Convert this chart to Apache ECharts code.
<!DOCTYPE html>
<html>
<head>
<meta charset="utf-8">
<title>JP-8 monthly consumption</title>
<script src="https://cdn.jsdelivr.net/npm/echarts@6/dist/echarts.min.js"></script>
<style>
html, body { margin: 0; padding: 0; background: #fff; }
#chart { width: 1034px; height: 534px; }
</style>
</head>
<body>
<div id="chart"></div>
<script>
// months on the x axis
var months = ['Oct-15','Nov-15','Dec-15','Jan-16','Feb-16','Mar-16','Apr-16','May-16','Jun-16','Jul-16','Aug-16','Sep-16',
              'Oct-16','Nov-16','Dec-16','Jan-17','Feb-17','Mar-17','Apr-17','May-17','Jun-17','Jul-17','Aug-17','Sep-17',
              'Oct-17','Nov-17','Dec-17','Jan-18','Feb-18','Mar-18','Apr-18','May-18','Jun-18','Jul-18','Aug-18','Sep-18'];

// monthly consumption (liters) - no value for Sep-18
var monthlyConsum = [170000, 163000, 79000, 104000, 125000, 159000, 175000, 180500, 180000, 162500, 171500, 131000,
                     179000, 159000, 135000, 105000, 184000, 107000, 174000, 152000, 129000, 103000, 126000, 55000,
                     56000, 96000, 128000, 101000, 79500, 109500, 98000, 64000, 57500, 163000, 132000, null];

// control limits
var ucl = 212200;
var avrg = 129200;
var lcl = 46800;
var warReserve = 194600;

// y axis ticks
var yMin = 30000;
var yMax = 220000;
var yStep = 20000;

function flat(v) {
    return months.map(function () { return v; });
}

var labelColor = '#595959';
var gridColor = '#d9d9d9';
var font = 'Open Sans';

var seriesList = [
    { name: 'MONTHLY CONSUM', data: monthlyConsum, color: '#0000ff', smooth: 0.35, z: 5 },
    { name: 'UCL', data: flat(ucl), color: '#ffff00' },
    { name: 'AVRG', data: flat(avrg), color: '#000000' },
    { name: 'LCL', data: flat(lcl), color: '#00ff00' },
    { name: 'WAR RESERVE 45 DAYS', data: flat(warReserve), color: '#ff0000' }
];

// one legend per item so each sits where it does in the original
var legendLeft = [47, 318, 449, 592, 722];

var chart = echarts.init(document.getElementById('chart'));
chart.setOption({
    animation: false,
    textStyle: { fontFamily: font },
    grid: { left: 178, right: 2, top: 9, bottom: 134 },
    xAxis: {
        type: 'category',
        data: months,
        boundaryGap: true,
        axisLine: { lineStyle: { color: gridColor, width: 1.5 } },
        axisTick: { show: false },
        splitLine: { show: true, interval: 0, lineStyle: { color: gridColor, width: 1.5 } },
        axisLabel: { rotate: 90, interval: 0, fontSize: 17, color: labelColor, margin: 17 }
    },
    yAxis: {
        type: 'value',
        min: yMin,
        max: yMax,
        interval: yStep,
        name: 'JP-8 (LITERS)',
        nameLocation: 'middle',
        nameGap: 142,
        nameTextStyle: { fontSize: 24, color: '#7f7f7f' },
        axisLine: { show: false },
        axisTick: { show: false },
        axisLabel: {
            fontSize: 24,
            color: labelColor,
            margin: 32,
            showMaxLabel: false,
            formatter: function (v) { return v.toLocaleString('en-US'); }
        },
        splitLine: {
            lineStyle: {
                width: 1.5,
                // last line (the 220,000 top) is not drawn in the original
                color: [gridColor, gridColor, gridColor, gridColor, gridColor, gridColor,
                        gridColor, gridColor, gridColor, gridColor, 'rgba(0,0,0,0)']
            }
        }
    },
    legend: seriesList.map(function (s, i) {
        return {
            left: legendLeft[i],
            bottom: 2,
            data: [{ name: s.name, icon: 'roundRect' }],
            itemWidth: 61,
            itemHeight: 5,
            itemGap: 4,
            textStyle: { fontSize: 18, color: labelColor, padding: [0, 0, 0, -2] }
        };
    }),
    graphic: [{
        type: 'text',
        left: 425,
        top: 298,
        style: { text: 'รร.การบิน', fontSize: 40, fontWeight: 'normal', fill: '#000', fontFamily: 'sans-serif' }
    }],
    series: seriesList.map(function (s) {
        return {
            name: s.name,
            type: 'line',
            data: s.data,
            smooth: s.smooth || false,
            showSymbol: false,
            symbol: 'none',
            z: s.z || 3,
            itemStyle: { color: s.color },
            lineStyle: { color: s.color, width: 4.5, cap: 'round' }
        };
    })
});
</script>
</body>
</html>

## Your objective
Please write out the material word for word from its first line through the line holding "var legendLeft = [47, 318, 449, 592, 722];", including both, and no line past it.

## Solution for this exercise
Convert this chart to Apache ECharts code.
<!DOCTYPE html>
<html>
<head>
<meta charset="utf-8">
<title>JP-8 monthly consumption</title>
<script src="https://cdn.jsdelivr.net/npm/echarts@6/dist/echarts.min.js"></script>
<style>
html, body { margin: 0; padding: 0; background: #fff; }
#chart { width: 1034px; height: 534px; }
</style>
</head>
<body>
<div id="chart"></div>
<script>
// months on the x axis
var months = ['Oct-15','Nov-15','Dec-15','Jan-16','Feb-16','Mar-16','Apr-16','May-16','Jun-16','Jul-16','Aug-16','Sep-16',
              'Oct-16','Nov-16','Dec-16','Jan-17','Feb-17','Mar-17','Apr-17','May-17','Jun-17','Jul-17','Aug-17','Sep-17',
              'Oct-17','Nov-17','Dec-17','Jan-18','Feb-18','Mar-18','Apr-18','May-18','Jun-18','Jul-18','Aug-18','Sep-18'];

// monthly consumption (liters) - no value for Sep-18
var monthlyConsum = [170000, 163000, 79000, 104000, 125000, 159000, 175000, 180500, 180000, 162500, 171500, 131000,
                     179000, 159000, 135000, 105000, 184000, 107000, 174000, 152000, 129000, 103000, 126000, 55000,
                     56000, 96000, 128000, 101000, 79500, 109500, 98000, 64000, 57500, 163000, 132000, null];

// control limits
var ucl = 212200;
var avrg = 129200;
var lcl = 46800;
var warReserve = 194600;

// y axis ticks
var yMin = 30000;
var yMax = 220000;
var yStep = 20000;

function flat(v) {
    return months.map(function () { return v; });
}

var labelColor = '#595959';
var gridColor = '#d9d9d9';
var font = 'Open Sans';

var seriesList = [
    { name: 'MONTHLY CONSUM', data: monthlyConsum, color: '#0000ff', smooth: 0.35, z: 5 },
    { name: 'UCL', data: flat(ucl), color: '#ffff00' },
    { name: 'AVRG', data: flat(avrg), color: '#000000' },
    { name: 'LCL', data: flat(lcl), color: '#00ff00' },
    { name: 'WAR RESERVE 45 DAYS', data: flat(warReserve), color: '#ff0000' }
];

// one legend per item so each sits where it does in the original
var legendLeft = [47, 318, 449, 592, 722];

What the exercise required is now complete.